Strategi dan Fokus Investasi PGE Dorong Pengembangan Panas Bumi

Jakarta, CNBC Indonesia - PT Pertamina Geothermal Energy Tbk (PGEO) atau PGE meyakini bahwa geothermal bukan hanya solusi dalam melawan krisis iklim, melainkan juga pertumbuhan ekonomi.
Direktur Keuangan PGE, Yurizki Rio bahkan menyebutkan bahwa geothermal seharusnya menjadi salah satu mesin untuk pertumbuhan ekonomi.
"Karena setiap million dollars yang telah diinvestasikan ke dalam geothermal itu have attracting global capital, creating millions of jobs dan juga mendukung pertumbuhan green industrial growth across the supply chain seperti drilling services dan sebagainya," ungkap Yurizki kepada CNBC Indonesia dalam Energy Corner, Kamis (18/9/2025).
Adapun PGE saat ini telah menjalankan 727 MegaWatt (MW) memiliki sumber hingga 3.000 MW dan sampai 2033 PGEO akan menaikan kapasitas hingga 1.800 MW. Secara rinci, Yurizki menyatakan akan ada tambah 1.100 MW dengan capex per MW sekitar US$ 5-6 juta, sehingga dana yang dibutuhkan itu mencapai US$ 6 miliar.
"Setiap US$ 1 dollar yang kita investasikan di geothermal itu multiplier effect terhadap pertumbuhan ekonomi, secara konservatif US$ 1,25 (bertambah 25 sen). Jadi dari total investasi kita US$ 6 miliar menjadi sekitar US$ 7,5 miliar nilai tambahnya, setara dengan Rp 124 triliun," rinci Yurizki.
Yurizki juga menambahkan keuntungannya bukan hanya angka-angka namun juga produksi listrik dan tentu saja dengan utilisasi geothermal, apalagi saat ini ada hilirisasi dan juga industrialisasi dan ini semua bisa dilakukan dengan penggabungan geothermal, karena produk-produk turunan geothermal itu sangat banyak sekali, seperti green hydrogen, green ammonia dan kemudian nanti bisa providing green power to green data center plant.

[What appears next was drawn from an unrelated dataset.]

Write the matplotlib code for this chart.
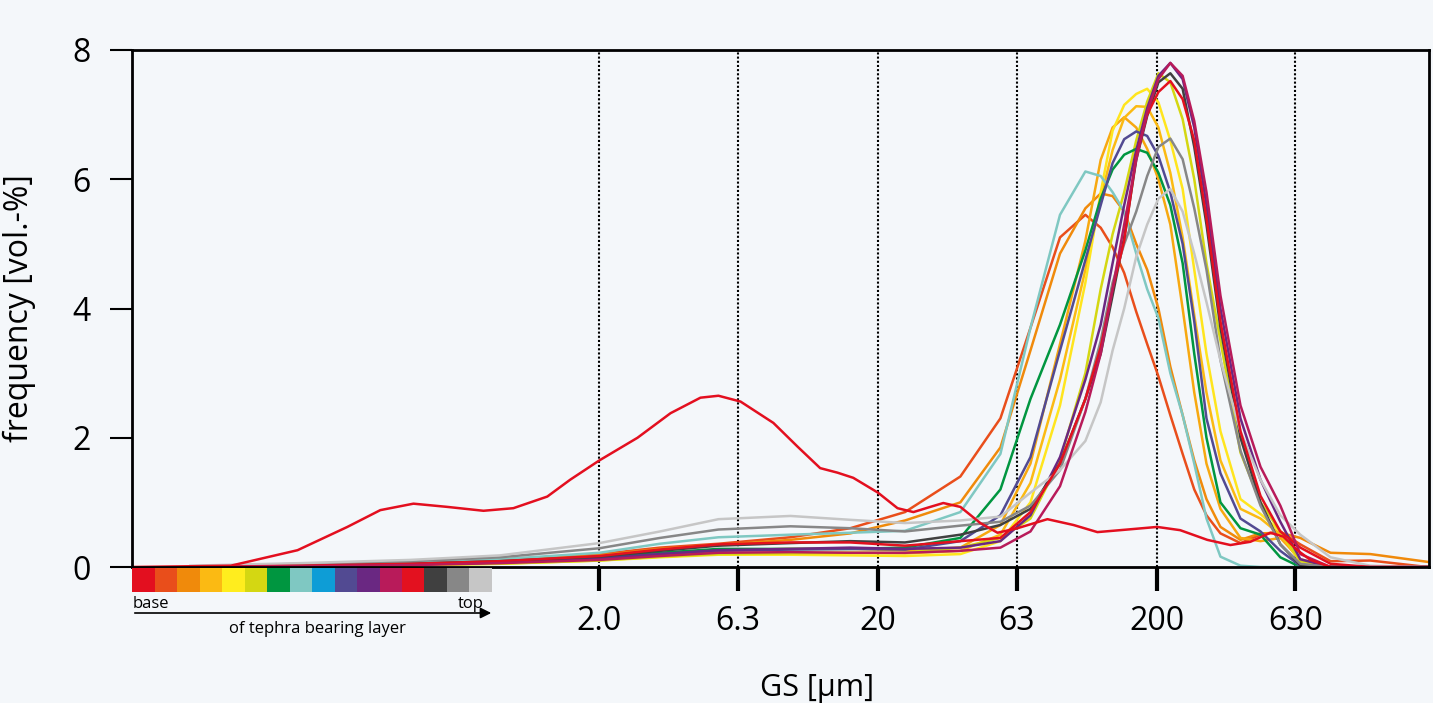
import matplotlib
matplotlib.use("Agg")
import matplotlib.pyplot as plt
from matplotlib.patches import Rectangle
from matplotlib.ticker import NullLocator

plt.rcParams['font.family'] = ['Open Sans', 'DejaVu Sans']

W, H = 1433, 703
bg = '#f4f7fa'

# grain size classes [µm]
gs = [0.068, 0.17, 0.42, 0.88, 2.0, 3.3, 5.35, 9.7, 15.9, 25, 39.5, 55, 70.5, 90,
      111, 126, 139, 153, 169, 185, 203, 224, 248, 273, 302, 339, 400, 472, 556,
      656, 842, 1170, 1875]

# base sample (bimodal), read separately
gs_base = [0.042, 0.095, 0.165, 0.249, 0.327, 0.43, 0.569, 0.767, 0.982, 1.30, 1.57,
           2.0, 2.74, 3.60, 4.61, 5.35, 6.42, 8.42, 10.3, 12.4, 14.3, 16.3, 20,
           23.5, 26.8, 30.8, 34.3, 39.5, 46.6, 53.7, 63.3, 81.1, 100.6, 122.6, 148,
           201, 243, 304, 368, 434, 512, 570, 640, 713, 842]
freq_base = [0.0, 0.02, 0.26, 0.62, 0.88, 0.98, 0.93, 0.87, 0.91, 1.09, 1.35,
             1.65, 2.0, 2.38, 2.62, 2.65, 2.56, 2.23, 1.86, 1.53, 1.46, 1.38, 1.15,
             0.91, 0.85, 0.93, 0.99, 0.93, 0.68, 0.53, 0.6, 0.74, 0.65, 0.54, 0.57,
             0.62, 0.57, 0.42, 0.34, 0.39, 0.53, 0.47, 0.26, 0.11, 0.0]

f_orange_red = [0.0, 0.03, 0.06, 0.11, 0.2, 0.3, 0.36, 0.46, 0.6, 0.85, 1.4,
                2.3, 3.7, 5.1, 5.45, 5.25, 4.95, 4.55, 3.95, 3.45, 2.95, 2.35, 1.75,
                1.2, 0.8, 0.52, 0.37, 0.5, 0.55, 0.35, 0.09, 0.1, 0.0]
f_orange = [0.0, 0.02, 0.05, 0.1, 0.18, 0.28, 0.34, 0.42, 0.52, 0.72, 1.0,
            1.85, 3.35, 4.85, 5.55, 5.78, 5.74, 5.5, 5.0, 4.6, 4.0, 3.1, 2.35,
            1.65, 1.05, 0.62, 0.42, 0.52, 0.53, 0.45, 0.22, 0.2, 0.08]
f_amber = [0.0, 0.02, 0.04, 0.07, 0.13, 0.2, 0.26, 0.28, 0.28, 0.26, 0.3,
           0.65, 1.6, 3.45, 5.05, 6.3, 6.8, 6.96, 6.8, 6.47, 6.0, 5.3, 4.0,
           2.7, 1.6, 0.9, 0.45, 0.4, 0.45, 0.12, 0.0, 0.0, 0.0]
f_gold = [0.0, 0.02, 0.03, 0.06, 0.11, 0.17, 0.22, 0.22, 0.22, 0.21, 0.25,
          0.5, 1.3, 2.9, 4.6, 5.7, 6.45, 6.95, 7.13, 7.12, 6.8, 6.1, 5.1,
          3.9, 2.7, 1.65, 0.9, 0.75, 0.5, 0.08, 0.0, 0.0, 0.0]
f_yellow = [0.0, 0.01, 0.03, 0.05, 0.1, 0.15, 0.19, 0.19, 0.18, 0.17, 0.2,
            0.4, 1.0, 2.5, 4.4, 5.8, 6.75, 7.15, 7.32, 7.4, 7.19, 6.6, 5.85,
            4.6, 3.3, 2.1, 1.05, 0.82, 0.55, 0.08, 0.0, 0.0, 0.0]
f_yellow_green = [0.0, 0.01, 0.03, 0.05, 0.1, 0.16, 0.2, 0.21, 0.22, 0.22, 0.3,
                  0.45, 0.75, 1.65, 3.0, 4.3, 5.15, 5.8, 6.6, 7.2, 7.64, 7.5, 6.93,
                  6.0, 4.7, 3.5, 1.77, 1.0, 0.55, 0.1, 0.0, 0.0, 0.0]
f_green = [0.0, 0.02, 0.04, 0.08, 0.15, 0.22, 0.28, 0.28, 0.28, 0.3, 0.45,
           1.2, 2.6, 3.75, 4.9, 5.7, 6.15, 6.38, 6.47, 6.41, 6.1, 5.6, 4.7,
           3.3, 2.0, 1.0, 0.6, 0.5, 0.15, 0.0, 0.0, 0.0, 0.0]
f_teal = [0.0, 0.03, 0.07, 0.12, 0.22, 0.36, 0.46, 0.5, 0.53, 0.56, 0.85,
          1.75, 3.7, 5.45, 6.12, 6.05, 5.8, 5.5, 4.85, 4.3, 3.85, 3.0, 2.35,
          1.6, 0.75, 0.16, 0.02, 0.0, 0.0, 0.0, 0.0, 0.0, 0.0]
f_indigo = [0.0, 0.02, 0.04, 0.07, 0.13, 0.2, 0.25, 0.27, 0.28, 0.27, 0.4,
            0.8, 1.7, 3.35, 4.75, 5.6, 6.25, 6.62, 6.74, 6.67, 6.36, 5.8, 5.0,
            3.8, 2.3, 1.45, 0.75, 0.55, 0.25, 0.02, 0.0, 0.0, 0.0]
f_purple = [0.0, 0.02, 0.04, 0.07, 0.13, 0.2, 0.26, 0.28, 0.3, 0.28, 0.3,
            0.4, 0.8, 1.7, 2.9, 3.75, 4.7, 5.6, 6.45, 7.1, 7.6, 7.8, 7.55,
            6.8, 5.6, 4.0, 2.3, 1.35, 0.7, 0.12, 0.0, 0.0, 0.0]
f_magenta = [0.0, 0.01, 0.03, 0.06, 0.11, 0.17, 0.22, 0.23, 0.22, 0.22, 0.25,
             0.3, 0.55, 1.25, 2.4, 3.3, 4.3, 5.3, 6.3, 7.04, 7.55, 7.8, 7.6,
             6.9, 5.8, 4.2, 2.5, 1.55, 0.95, 0.2, 0.0, 0.0, 0.0]
f_red = [0.0, 0.02, 0.05, 0.09, 0.17, 0.27, 0.35, 0.38, 0.38, 0.33, 0.4,
         0.45, 0.85, 1.6, 2.6, 3.4, 4.3, 5.05, 6.35, 7.0, 7.35, 7.52, 7.24,
         6.6, 5.4, 3.8, 2.1, 1.1, 0.55, 0.3, 0.05, 0.0, 0.0]
f_dark_gray = [0.0, 0.02, 0.05, 0.09, 0.16, 0.25, 0.33, 0.37, 0.4, 0.38, 0.5,
               0.65, 0.9, 1.6, 2.6, 3.3, 4.2, 5.1, 6.3, 6.98, 7.5, 7.64, 7.4,
               6.5, 5.3, 3.7, 2.0, 1.0, 0.35, 0.03, 0.0, 0.0, 0.0]
f_gray = [0.01, 0.05, 0.09, 0.15, 0.29, 0.45, 0.58, 0.63, 0.6, 0.55, 0.64,
          0.7, 0.95, 1.5, 2.6, 3.5, 4.4, 5.0, 5.5, 6.05, 6.5, 6.63, 6.31,
          5.55, 4.6, 3.2, 1.8, 0.95, 0.35, 0.05, 0.0, 0.0, 0.0]
f_light_gray = [0.02, 0.06, 0.11, 0.18, 0.37, 0.55, 0.74, 0.79, 0.73, 0.68, 0.72,
                0.78, 1.15, 1.5, 1.95, 2.55, 3.35, 4.0, 4.8, 5.3, 5.7, 5.85, 5.5,
                4.85, 4.1, 3.2, 2.1, 1.35, 0.8, 0.5, 0.15, 0.02, 0.0]

# colour scale: base -> top of tephra bearing layer
layer_colors = ['#e30f1f', '#e94e1b', '#f08a0b', '#fbba13', '#ffed1e', '#d4d712',
                '#009640', '#7fc8c2', '#0e9dd6', '#524a92', '#6a2882', '#b81b5a',
                '#e3111f', '#404040', '#878787', '#c6c6c6']

tick_vals = [2.0, 6.3, 20, 63, 200, 630]
tick_labels = ['2.0', '6.3', '20', '63', '200', '630']

curves = [
    (f_orange_red, '#e94e1b'), (f_orange, '#f08a0b'), (f_amber, '#f7a810'),
    (f_gold, '#fbba13'), (f_yellow, '#ffe51e'), (f_yellow_green, '#d4d712'),
    (f_green, '#009640'), (f_teal, '#7fc8c2'), (f_indigo, '#524a92'),
    (f_purple, '#6a2882'), (f_dark_gray, '#404040'), (f_gray, '#878787'),
    (f_light_gray, '#c6c6c6'), (f_red, '#e3111f'), (f_magenta, '#b81b5a'),
]

fig = plt.figure(figsize=(W / 100, H / 100), dpi=100, facecolor=bg)
ax = fig.add_axes([132 / W, 1 - 567 / H, (1429 - 132) / W, (567 - 50) / H], facecolor=bg)

ax.set_xscale('log')
ax.set_xlim(0.042, 1900)
ax.set_ylim(0, 8)

for t in tick_vals:
    ax.axvline(t, color='k', ls=(0, (1, 1)), lw=1.5, zorder=1)

ax.plot(gs_base, freq_base, color='#e30f1f', lw=1.8, zorder=3)
for vals, c in curves:
    ax.plot(gs, vals, color=c, lw=1.8, zorder=2)

ax.set_xticks(tick_vals)
ax.set_xticklabels(tick_labels)
ax.xaxis.set_minor_locator(NullLocator())
ax.set_yticks([0, 2, 4, 6, 8])
ax.tick_params(axis='x', direction='out', length=17, width=3, pad=10, labelsize=23)
ax.tick_params(axis='y', direction='out', length=16, width=1.5, pad=14, labelsize=23)
for s in ax.spines.values():
    s.set_linewidth(2)
    s.set_zorder(4)

ax.set_ylabel('frequency [vol.-%]', fontsize=23, labelpad=26)
fig.text(817 / W, 15 / H, 'GS [µm]', ha='center', va='center', fontsize=22)

# colour legend below the axis
lax = fig.add_axes([132 / W, 1 - 592 / H, 360 / W, 24 / H])
for i, c in enumerate(layer_colors):
    lax.add_patch(Rectangle((i, 0), 1, 1, color=c, lw=0))
lax.set_xlim(0, 16)
lax.set_ylim(0, 1)
lax.axis('off')

fig.text(133 / W, (H - 604) / H, 'base', ha='left', va='center', fontsize=12)
fig.text(484 / W, (H - 604) / H, 'top', ha='right', va='center', fontsize=12)
fig.text(317 / W, (H - 629) / H, 'of tephra bearing layer', ha='center', va='center', fontsize=12)
ax.annotate('', xy=(494, H - 613), xytext=(132, H - 613), xycoords='figure pixels',
            textcoords='figure pixels', annotation_clip=False,
            arrowprops=dict(arrowstyle='-|>', color='k', lw=1.2, mutation_scale=16))

fig.savefig('out.png', dpi=100, facecolor=bg)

Adapun secara bisnis, Internal Rate of Return (IRR) PGE masih di satu digit meski ekspektasi di pasar diharapkan pada 11% hingga 12%. Padahal, menurut Rizki geothermal itu harus bisa meng-address semua yang ada di energi trilemma, seperti sustainability, reliability, dan affordability.
"Affordability paling mudah itu kan kita pointing finger ke tarif. Tapi kita untuk menaikkan tarif tidak sesimpel itu. Karena pricing geothermal itu harus tetap kompetitif, apalagi di Indonesia harus tetap masuk akal untuk bisa digunakan PLN," kata Yurizki.
Oleh karena itu, Yurizki memastikan bahwa PGEO sedang melakukan pemetaan, misalnya risiko terbesar di ada dimana dan akan dicari kesempatan apa yang bisa dilakukan.
"Nah, kalau kita lihat resiko terbesar itu kan adanya di subsurface risk atau exploration risk. Yang katanya chances of success-nya itu hanya 50%. Tapi memang kita di PGE kita diuntungkan karena memiliki resources itu yang kurang lebih 60-70% itu berada di brownfield area, Sehingga chances of success-nya bisa mencapai 80%," jelas Rizki.
Dia juga mengatakan bahwa dengan kesempatan keberhasilan hingga 80% akan mempercepat waktu COD yang akan signifikan selain tarif, sehingga sangat mungkin untuk menaikan IRR. PGE juga akan menggunakan teknologi terbaru. Adapun saat ini, PGE menerapkan binary technology bersama PLN untuk dikembangkan di cogeneration power plant, sehingga capex per megawatt kita bisa turunkan dari sekitar US$ 5 juta menjadi sekitar US$ 3 juta.